Looks nice and bright. What do those cost you, better/cheaper than "regular" trailer lights?


----------



## shu2kill (Jul 26, 2014)

[url=https://www.tinboats.net/forum/viewtopic.php?p=361002#p361002 said:


> SumDumGuy » 25 Jul 2014, 21:05[/url]"]Looks nice and bright. What do those cost you, better/cheaper than "regular" trailer lights?
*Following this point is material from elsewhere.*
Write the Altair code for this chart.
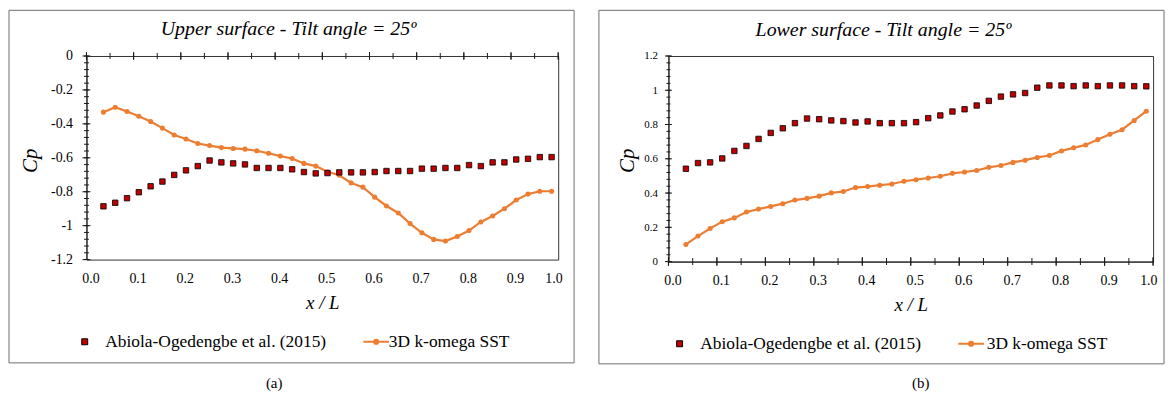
import altair as alt
import pandas as pd

# ---------------- data ----------------
x_pos = [0.036, 0.061, 0.086, 0.111, 0.136, 0.161, 0.186, 0.211, 0.236, 0.261,
         0.286, 0.311, 0.336, 0.361, 0.386, 0.411, 0.436, 0.461, 0.486, 0.511,
         0.536, 0.561, 0.586, 0.611, 0.636, 0.661, 0.686, 0.711, 0.736, 0.761,
         0.786, 0.811, 0.836, 0.861, 0.886, 0.911, 0.936, 0.961, 0.986]

upper_exp = [-0.886, -0.865, -0.838, -0.803, -0.768, -0.740, -0.701, -0.674, -0.649, -0.616,
             -0.627, -0.633, -0.639, -0.660, -0.660, -0.660, -0.668, -0.684, -0.692, -0.690,
             -0.686, -0.686, -0.686, -0.684, -0.678, -0.678, -0.678, -0.664, -0.664, -0.660,
             -0.660, -0.643, -0.649, -0.627, -0.627, -0.610, -0.606, -0.596, -0.596]
upper_cfd = [-0.331, -0.302, -0.327, -0.355, -0.386, -0.425, -0.466, -0.489, -0.516, -0.528,
             -0.540, -0.545, -0.549, -0.559, -0.573, -0.590, -0.604, -0.633, -0.649, -0.682,
             -0.703, -0.748, -0.773, -0.832, -0.884, -0.925, -0.988, -1.042, -1.081, -1.091,
             -1.064, -1.029, -0.978, -0.943, -0.900, -0.849, -0.814, -0.797, -0.797]
lower_exp = [0.542, 0.575, 0.579, 0.602, 0.646, 0.675, 0.716, 0.751, 0.778, 0.808,
             0.835, 0.831, 0.824, 0.820, 0.812, 0.818, 0.808, 0.808, 0.808, 0.814,
             0.837, 0.853, 0.876, 0.889, 0.911, 0.938, 0.963, 0.976, 0.984, 1.015,
             1.028, 1.028, 1.024, 1.028, 1.024, 1.028, 1.028, 1.024, 1.023]
lower_cfd = [0.100, 0.149, 0.193, 0.233, 0.255, 0.289, 0.307, 0.322, 0.338, 0.359,
             0.369, 0.382, 0.401, 0.409, 0.432, 0.438, 0.446, 0.453, 0.469, 0.478,
             0.488, 0.498, 0.515, 0.523, 0.532, 0.550, 0.561, 0.579, 0.592, 0.608,
             0.619, 0.646, 0.664, 0.681, 0.712, 0.743, 0.770, 0.824, 0.878]

exp_name = "Abiola-Ogedengbe et al. (2015)"
cfd_name = "3D k-omega SST"
titles = ["Upper surface - Tilt angle = 25º", "Lower surface - Tilt angle = 25º"]
tags = ["(a)", "(b)"]
x_title = "x / L"
y_title = "Cp"
x_minor = [round(0.05 * i, 2) for i in range(21)]
x_major = [round(0.1 * i, 1) for i in range(11)]
y_minor_upper = [round(-1.2 + 0.04 * i, 2) for i in range(31)]
y_major_upper = [round(-1.2 + 0.2 * i, 1) for i in range(7)]
y_minor_lower = [round(0.04 * i, 2) for i in range(31)]
y_major_lower = [round(0.2 * i, 1) for i in range(7)]

# ---------------- styles ----------------
SERIF = "Liberation Serif"
ORANGE = "#ed7d31"
RED = "#c00000"
INK = "#1a1a1a"
FRAME = "#6e6e6e"
Y_LABEL = "toString(round(datum.value*10)/10)"
LEG_PATH = "M-4.3,0H4.3M-0.7,0A0.7,0.7,0,1,1,0.7,0A0.7,0.7,0,1,1,-0.7,0Z"
LAST_RIGHT = {"condition": {"test": "datum.value > 0.99", "value": "right"}, "value": "center"}
XS = alt.Scale(domain=[0, 1], nice=False, zero=False)

one = pd.DataFrame({"k": [0]})


def y_label_axis(values, lab_size, pad, tx, ty):
    return alt.Axis(orient="left", values=values, labelExpr=Y_LABEL, grid=False,
                    ticks=False, tickSize=0, domain=True, domainColor=INK, domainWidth=1,
                    labelFont=SERIF, labelFontSize=lab_size, labelColor="black",
                    labelPadding=pad, labelOverlap=False, labelFlush=False,
                    title=y_title, titleX=tx, titleY=ty, titleAngle=270,
                    titleAlign="center", titleBaseline="middle",
                    titleFont=SERIF, titleFontStyle="italic", titleFontWeight="normal",
                    titleFontSize=21, titleColor="black")


def x_label_axis(lab_size, pad, domain, w):
    return alt.Axis(orient="bottom", values=x_major, format=".1f",
                    ticks=False, tickSize=0, domain=domain, domainColor=INK, domainWidth=1,
                    grid=False, labelFont=SERIF, labelFontSize=lab_size, labelColor="black",
                    labelPadding=pad, labelOffset=4, labelAlign=LAST_RIGHT,
                    labelFlush=False, labelOverlap=False,
                    title=x_title, titleX=w / 2, titleY=49, titleAlign="center",
                    titleBaseline="alphabetic", titleFont=SERIF,
                    titleFontStyle="italic", titleFontWeight="normal",
                    titleFontSize=19, titleColor="black")


def tick_marks(ys, x_sizes, y_sizes, y_major, y_minor):
    """Cross ticks drawn through the chart's own scales, straddling the x=0 / y=0 axis lines."""
    out = []
    for vals, size in ((x_minor, x_sizes[1]), (x_major, x_sizes[0])):
        out.append(alt.Chart(pd.DataFrame({"v": vals})).mark_tick(
            orient="vertical", size=size, thickness=1, color=INK, opacity=1).encode(
            x=alt.X("v:Q", scale=XS, axis=None),
            y=alt.Y(datum=0, scale=ys, axis=None)))
    for vals, size in ((y_minor, y_sizes[1]), (y_major, y_sizes[0])):
        out.append(alt.Chart(pd.DataFrame({"v": vals})).mark_tick(
            orient="horizontal", size=size, thickness=1, color=INK, opacity=1).encode(
            y=alt.Y("v:Q", scale=ys, axis=None),
            x=alt.X(datum=0, scale=XS, axis=None)))
    return out


def decor(frame, title_pos, title, tag_pos, tag):
    fr = alt.Chart(one).mark_rect(fill="transparent", stroke=FRAME, strokeWidth=1).encode(
        x=alt.value(frame[0]), x2=alt.value(frame[1]),
        y=alt.value(frame[2]), y2=alt.value(frame[3]))
    tt = alt.Chart(one).mark_text(font=SERIF, fontStyle="italic", fontSize=20,
                                  align="center", baseline="alphabetic", color="black").encode(
        x=alt.value(title_pos[0]), y=alt.value(title_pos[1]), text=alt.value(title))
    tg = alt.Chart(one).mark_text(font=SERIF, fontSize=15, align="center",
                                  baseline="middle", color="black").encode(
        x=alt.value(tag_pos[0]), y=alt.value(tag_pos[1]), text=alt.value(tag))
    return fr, tt, tg


def legends(exp_xy, cfd_xy, cfd_off):
    exp_leg = alt.Legend(orient="none", legendX=exp_xy[0], legendY=exp_xy[1], title=None,
                         symbolType="square", symbolSize=36, symbolStrokeColor="black",
                         symbolStrokeWidth=1, labelFont=SERIF, labelFontSize=17.5,
                         labelColor="black", labelOffset=12, labelLimit=400, padding=0)
    cfd_leg = alt.Legend(orient="none", legendX=cfd_xy[0], legendY=cfd_xy[1], title=None,
                         symbolType=LEG_PATH, symbolSize=36, symbolStrokeColor=ORANGE,
                         symbolStrokeWidth=2, labelFont=SERIF, labelFontSize=17.5,
                         labelColor="black", labelOffset=cfd_off, labelLimit=400, padding=0)
    return exp_leg, cfd_leg


def series_layers(df, ys, x_lab, y_lab, exp_leg, cfd_leg):
    base = alt.Chart(df)
    line = base.mark_line(color=ORANGE, strokeWidth=2.2).encode(
        x=alt.X("x:Q", scale=XS, axis=x_lab),
        y=alt.Y("cfd:Q", scale=ys, axis=y_lab))
    dots = base.mark_circle(size=26, opacity=1).encode(
        x=alt.X("x:Q", scale=XS, axis=None),
        y=alt.Y("cfd:Q", scale=ys, axis=None),
        fill=alt.Fill("cfd_s:N", scale=alt.Scale(domain=[cfd_name], range=[ORANGE]),
                      legend=cfd_leg))
    squares = base.mark_square(size=30, opacity=1, stroke="black", strokeWidth=0.8).encode(
        x=alt.X("x:Q", scale=XS, axis=None),
        y=alt.Y("exp:Q", scale=ys, axis=None),
        color=alt.Color("exp_s:N", scale=alt.Scale(domain=[exp_name], range=[RED]),
                        legend=exp_leg))
    return line, dots, squares


# ---------------- left panel: upper surface ----------------
W1, H1 = 475, 205
df1 = pd.DataFrame({"x": x_pos, "exp": upper_exp, "cfd": upper_cfd,
                    "exp_s": exp_name, "cfd_s": cfd_name})
ys1 = alt.Scale(domain=[-1.2, 0], nice=False, zero=False)
l1, d1, s1 = series_layers(df1, ys1, x_label_axis(14, 12, False, W1),
                           y_label_axis(y_major_upper, 14, 14, -56, 105),
                           *legends((-10.5, 279), (283, 279), 4))
t1 = tick_marks(ys1, (8, 6), (8, 5), y_major_upper, y_minor_upper)
fr1, tt1, tg1 = decor((-78, 491, -46, 309), (203.5, -21), titles[0], (189, 329), tags[0])
# axes resolved independently: only the line layer owns axes, the others have none
left = alt.layer(l1, fr1, *t1, d1, s1, tt1, tg1).resolve_axis(
    x="independent", y="independent").properties(width=W1, height=H1)

# ---------------- right panel: lower surface ----------------
W2, H2 = 488, 207
df2 = pd.DataFrame({"x": x_pos, "exp": lower_exp, "cfd": lower_cfd,
                    "exp_s": exp_name, "cfd_s": cfd_name})
ys2 = alt.Scale(domain=[0, 1.2], nice=False, zero=False)
l2, d2, s2 = series_layers(df2, ys2, x_label_axis(14, 12, True, W2),
                           y_label_axis(y_major_lower, 11, 11, -41, 105),
                           *legends((2.5, 281), (296, 281), 7))
t2 = tick_marks(ys2, (9, 7), (7, 4), y_major_lower, y_minor_lower)
fr2, tt2, tg2 = decor((-70, 499, -46, 310), (216.5, -20), titles[1], (254, 329), tags[1])
right = alt.layer(l2, fr2, *t2, d2, s2, tt2, tg2).resolve_axis(
    x="independent", y="independent").properties(width=W2, height=H2)

chart = alt.hconcat(left, right, spacing=23).resolve_scale(
    color="independent", fill="independent").properties(padding=0).configure_view(
    stroke="#333333", strokeWidth=1)

chart.save("out.html", embed_options={"renderer": "svg", "actions": False})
thanx. i see several advantages to them over regular lights. first of all, i get those for $0.85 each, i use 3 per side, so i have about $5 in them, plus the wiring and the plug. besides, they are "low profile" and come with a strip of 3M glue so i just clean the surface and stick them in wherever i want without having to fabricate special brackets or tabs. they also come with tabs for screws if you want to drill the trailer, but thats not needed as the 3M glue is very strong. also, they are waterproof, or watertight, im not sure, but the friend that told me about them, wired some to test and dumped them on a bucket full of water, and they stayed ON under water without a problem. so, if you forget to unplug before backing up, most probably it wont be an issue. 
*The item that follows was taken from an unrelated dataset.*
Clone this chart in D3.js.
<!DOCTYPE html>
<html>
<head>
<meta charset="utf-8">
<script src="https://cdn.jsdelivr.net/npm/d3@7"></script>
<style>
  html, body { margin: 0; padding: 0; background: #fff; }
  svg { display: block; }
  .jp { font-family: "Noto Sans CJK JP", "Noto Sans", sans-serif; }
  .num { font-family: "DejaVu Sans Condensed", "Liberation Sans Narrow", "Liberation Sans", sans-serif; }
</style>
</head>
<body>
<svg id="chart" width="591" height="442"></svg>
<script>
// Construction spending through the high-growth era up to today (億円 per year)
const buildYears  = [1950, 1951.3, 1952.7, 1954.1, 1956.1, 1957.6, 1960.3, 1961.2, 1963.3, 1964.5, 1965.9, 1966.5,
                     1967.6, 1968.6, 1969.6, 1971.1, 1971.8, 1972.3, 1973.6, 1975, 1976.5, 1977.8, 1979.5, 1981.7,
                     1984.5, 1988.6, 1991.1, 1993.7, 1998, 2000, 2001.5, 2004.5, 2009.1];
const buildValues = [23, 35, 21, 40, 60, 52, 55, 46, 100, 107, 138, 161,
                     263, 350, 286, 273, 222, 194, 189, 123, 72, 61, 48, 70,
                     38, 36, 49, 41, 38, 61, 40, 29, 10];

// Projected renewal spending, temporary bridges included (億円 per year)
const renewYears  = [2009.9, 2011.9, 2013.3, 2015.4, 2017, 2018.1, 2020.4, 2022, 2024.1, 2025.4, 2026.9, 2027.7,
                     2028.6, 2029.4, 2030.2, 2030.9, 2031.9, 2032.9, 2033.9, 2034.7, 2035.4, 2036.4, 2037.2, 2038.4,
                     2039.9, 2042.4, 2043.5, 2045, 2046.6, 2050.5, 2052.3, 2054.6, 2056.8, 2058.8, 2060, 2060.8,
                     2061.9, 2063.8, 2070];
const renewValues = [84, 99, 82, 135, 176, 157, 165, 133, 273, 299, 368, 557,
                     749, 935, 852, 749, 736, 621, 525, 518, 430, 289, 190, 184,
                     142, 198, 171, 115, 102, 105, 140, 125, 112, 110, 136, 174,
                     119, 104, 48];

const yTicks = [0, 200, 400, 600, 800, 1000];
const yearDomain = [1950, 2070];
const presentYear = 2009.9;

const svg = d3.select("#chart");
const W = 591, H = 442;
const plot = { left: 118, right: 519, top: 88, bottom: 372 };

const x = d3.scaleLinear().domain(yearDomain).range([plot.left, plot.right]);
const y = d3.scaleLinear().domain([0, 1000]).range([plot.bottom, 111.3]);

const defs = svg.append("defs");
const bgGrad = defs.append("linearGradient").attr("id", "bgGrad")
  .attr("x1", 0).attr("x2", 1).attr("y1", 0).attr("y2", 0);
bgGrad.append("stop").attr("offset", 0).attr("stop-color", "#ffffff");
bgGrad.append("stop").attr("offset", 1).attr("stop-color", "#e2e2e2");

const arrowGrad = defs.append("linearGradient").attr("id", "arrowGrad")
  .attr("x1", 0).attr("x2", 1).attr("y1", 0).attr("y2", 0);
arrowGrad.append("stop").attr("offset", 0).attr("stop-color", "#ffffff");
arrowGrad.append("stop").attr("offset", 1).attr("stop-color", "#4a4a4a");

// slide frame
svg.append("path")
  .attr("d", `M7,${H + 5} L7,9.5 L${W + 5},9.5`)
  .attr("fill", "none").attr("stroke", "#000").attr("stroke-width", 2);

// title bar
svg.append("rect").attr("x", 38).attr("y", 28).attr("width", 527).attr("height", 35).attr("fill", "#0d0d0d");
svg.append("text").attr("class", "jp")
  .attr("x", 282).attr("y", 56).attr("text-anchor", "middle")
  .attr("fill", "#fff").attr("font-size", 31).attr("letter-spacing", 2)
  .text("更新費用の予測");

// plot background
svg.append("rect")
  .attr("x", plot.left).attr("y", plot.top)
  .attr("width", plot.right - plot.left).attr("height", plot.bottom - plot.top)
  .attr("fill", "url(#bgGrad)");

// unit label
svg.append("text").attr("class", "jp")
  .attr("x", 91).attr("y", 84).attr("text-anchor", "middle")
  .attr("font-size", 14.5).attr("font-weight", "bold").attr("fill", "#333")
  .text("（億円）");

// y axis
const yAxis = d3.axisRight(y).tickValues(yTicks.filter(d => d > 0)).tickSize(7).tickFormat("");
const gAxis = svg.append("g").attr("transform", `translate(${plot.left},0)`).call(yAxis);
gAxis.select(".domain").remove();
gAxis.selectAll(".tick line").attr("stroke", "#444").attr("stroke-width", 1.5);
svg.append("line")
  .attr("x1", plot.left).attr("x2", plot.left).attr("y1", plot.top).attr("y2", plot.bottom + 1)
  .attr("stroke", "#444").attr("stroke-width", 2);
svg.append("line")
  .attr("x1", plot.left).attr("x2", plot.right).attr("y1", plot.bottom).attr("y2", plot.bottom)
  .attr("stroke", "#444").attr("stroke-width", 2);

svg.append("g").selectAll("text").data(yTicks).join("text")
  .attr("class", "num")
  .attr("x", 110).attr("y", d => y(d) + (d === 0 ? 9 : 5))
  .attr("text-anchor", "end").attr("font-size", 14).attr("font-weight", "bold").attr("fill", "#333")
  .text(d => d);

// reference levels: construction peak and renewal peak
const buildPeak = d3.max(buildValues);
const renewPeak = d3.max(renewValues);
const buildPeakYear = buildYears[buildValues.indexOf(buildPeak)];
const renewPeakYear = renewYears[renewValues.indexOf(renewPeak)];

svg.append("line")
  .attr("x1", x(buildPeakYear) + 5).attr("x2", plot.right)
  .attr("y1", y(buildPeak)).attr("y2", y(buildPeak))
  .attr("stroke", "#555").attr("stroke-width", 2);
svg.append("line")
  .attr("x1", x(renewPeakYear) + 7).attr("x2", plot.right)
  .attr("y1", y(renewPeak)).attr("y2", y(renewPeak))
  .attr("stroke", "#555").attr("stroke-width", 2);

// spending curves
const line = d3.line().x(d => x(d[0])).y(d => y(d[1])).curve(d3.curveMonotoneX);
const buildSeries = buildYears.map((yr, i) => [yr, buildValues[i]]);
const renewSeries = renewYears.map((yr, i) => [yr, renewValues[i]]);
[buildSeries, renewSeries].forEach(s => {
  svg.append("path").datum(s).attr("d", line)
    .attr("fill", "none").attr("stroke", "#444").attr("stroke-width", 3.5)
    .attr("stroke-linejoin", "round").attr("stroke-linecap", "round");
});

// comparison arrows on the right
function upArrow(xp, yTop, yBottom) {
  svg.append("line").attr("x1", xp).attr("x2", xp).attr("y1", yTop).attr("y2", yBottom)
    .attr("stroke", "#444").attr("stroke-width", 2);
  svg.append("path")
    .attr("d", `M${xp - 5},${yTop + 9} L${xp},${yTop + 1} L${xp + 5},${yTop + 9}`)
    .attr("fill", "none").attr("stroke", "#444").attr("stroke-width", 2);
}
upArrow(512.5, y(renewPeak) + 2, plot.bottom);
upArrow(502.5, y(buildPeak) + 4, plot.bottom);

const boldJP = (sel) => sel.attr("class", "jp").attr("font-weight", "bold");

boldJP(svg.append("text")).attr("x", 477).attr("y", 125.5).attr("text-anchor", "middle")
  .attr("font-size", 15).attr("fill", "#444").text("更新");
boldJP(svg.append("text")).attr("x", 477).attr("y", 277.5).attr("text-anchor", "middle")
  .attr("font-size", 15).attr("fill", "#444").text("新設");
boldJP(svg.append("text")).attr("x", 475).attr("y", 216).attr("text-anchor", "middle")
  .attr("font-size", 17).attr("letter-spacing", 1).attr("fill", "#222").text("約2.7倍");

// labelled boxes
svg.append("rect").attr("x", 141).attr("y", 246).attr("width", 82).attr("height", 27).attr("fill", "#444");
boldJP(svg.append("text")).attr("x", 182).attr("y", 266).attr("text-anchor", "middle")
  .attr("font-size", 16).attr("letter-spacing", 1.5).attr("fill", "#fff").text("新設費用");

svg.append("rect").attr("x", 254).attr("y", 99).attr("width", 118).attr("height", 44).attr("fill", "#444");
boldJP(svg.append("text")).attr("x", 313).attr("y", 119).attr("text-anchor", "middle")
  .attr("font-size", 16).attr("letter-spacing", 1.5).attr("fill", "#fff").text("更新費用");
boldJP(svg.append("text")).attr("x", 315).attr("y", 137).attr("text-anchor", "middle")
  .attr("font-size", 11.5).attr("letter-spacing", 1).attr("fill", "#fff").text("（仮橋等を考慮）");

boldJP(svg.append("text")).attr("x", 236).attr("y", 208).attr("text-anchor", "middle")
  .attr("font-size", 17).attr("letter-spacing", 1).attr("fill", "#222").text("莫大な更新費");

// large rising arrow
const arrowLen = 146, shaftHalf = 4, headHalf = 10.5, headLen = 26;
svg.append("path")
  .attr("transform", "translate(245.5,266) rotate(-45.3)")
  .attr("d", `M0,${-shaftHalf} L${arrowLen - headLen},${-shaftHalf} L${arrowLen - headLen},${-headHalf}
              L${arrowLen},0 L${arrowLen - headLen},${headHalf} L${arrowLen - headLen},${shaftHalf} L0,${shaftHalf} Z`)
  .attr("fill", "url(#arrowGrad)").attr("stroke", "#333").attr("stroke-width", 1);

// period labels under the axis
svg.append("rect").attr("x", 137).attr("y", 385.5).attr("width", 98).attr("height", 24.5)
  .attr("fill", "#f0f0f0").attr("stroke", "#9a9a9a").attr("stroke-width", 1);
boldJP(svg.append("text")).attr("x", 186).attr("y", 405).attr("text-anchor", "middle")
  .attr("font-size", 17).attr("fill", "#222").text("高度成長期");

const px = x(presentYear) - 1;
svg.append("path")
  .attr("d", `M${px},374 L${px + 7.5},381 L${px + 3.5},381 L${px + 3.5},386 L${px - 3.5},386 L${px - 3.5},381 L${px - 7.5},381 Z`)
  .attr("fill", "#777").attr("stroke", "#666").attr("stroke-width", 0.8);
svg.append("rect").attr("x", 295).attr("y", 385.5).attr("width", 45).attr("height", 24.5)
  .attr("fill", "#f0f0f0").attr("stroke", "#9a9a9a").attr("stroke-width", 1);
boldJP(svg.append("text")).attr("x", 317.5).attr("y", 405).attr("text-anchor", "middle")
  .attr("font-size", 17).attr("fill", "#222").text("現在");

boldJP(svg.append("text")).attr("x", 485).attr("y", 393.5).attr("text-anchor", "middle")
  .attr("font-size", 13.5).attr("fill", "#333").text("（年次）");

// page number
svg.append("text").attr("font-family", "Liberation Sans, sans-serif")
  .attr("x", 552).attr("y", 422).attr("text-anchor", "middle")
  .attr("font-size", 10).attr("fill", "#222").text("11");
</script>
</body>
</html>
also, they come in different colors. im getting a set of smaller yellow ones, its about a 1.5" strip with only 2 leds instead of 3, to put them on the sides of the trailer. and when i finish my boat rebuild, i will install blue or red ones for the interior. they lighten the inside of boat enough for night fishing, and since they are LEDS the consume very little power.


----------



## SumDumGuy (Jul 26, 2014)

very nice; I'm going to look into tjid.

Thanks!


----------